13-Sep-2019 -- While driving from the San Francisco Bay Area to Oakridge, Oregon (for a quick mountain biking trip), I decided to pay a visit to this point - that had been visited only twice before (and not since 2008). I soon discovered why this point has received little interest: It is quite remote. Furthermore, unfortunately, it is not particularly interesting. (The point lies on a steep, forested slope; many other Degree Confluence Points are just like this.) I was, however, able to get a nice ‘drone’s-eye’ view of the area.
There are two possible ways to approach this point: from the South (i.e., from California), or from the North (i.e., from Oregon). The first visitor to this point, in 2001, made the mistake of approaching from the South. This requires a very strenuous, 1000’ climb from Elliot Creek. The second visitor, Steve Skoog, in 2008, approached the point from the North, by dropping down from the ridge top. This approach requires much less climbing/descending.
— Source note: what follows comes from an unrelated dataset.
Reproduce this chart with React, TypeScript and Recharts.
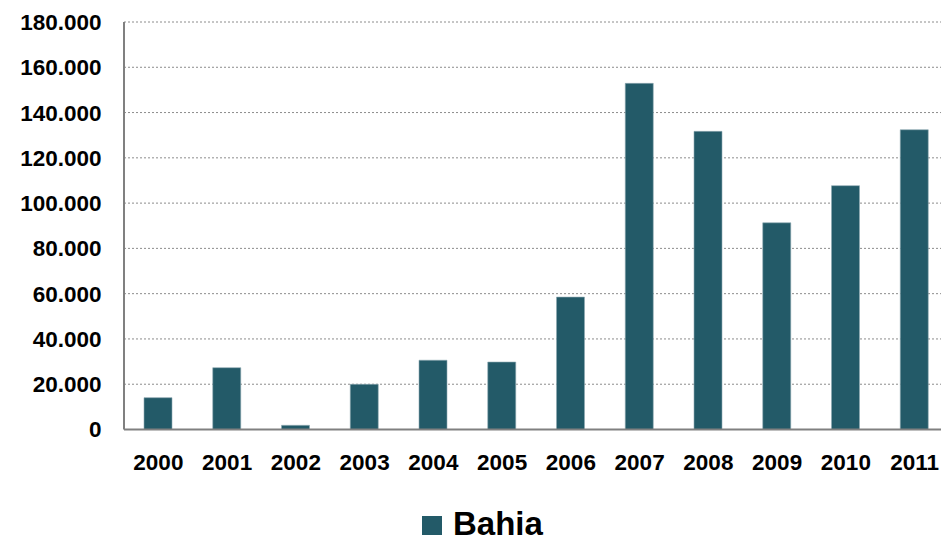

To access this point, I left Interstate 5 (the main North-South freeway along the U.S. West Coast) at Siskiyou Summit, Oregon - just North of the California-Oregon state line. From there it was a long drive westward: First along a paved road past the Mount Ashland ski area, and then continuing on National Forest Service Road 20 (gravel/dirt), which was often very rough, and then a series of increasingly narrow, feral forest roads, until I got to a locked gate at [42.00970,-123.00702], just 0.76 miles NW of the point (‘as the crow flies’). I parked here and hiked the rest of the way. I found a series of old forest roads and road cuts that ‘switchbacked’ down the hillside. These helped me a lot, but I still ended up having to do a lot of steep ‘bushwhacking’ down (and then up) the slope. For 60-year-old me, this was much more strenuous than Steve Skoog’s narrative would have you believe.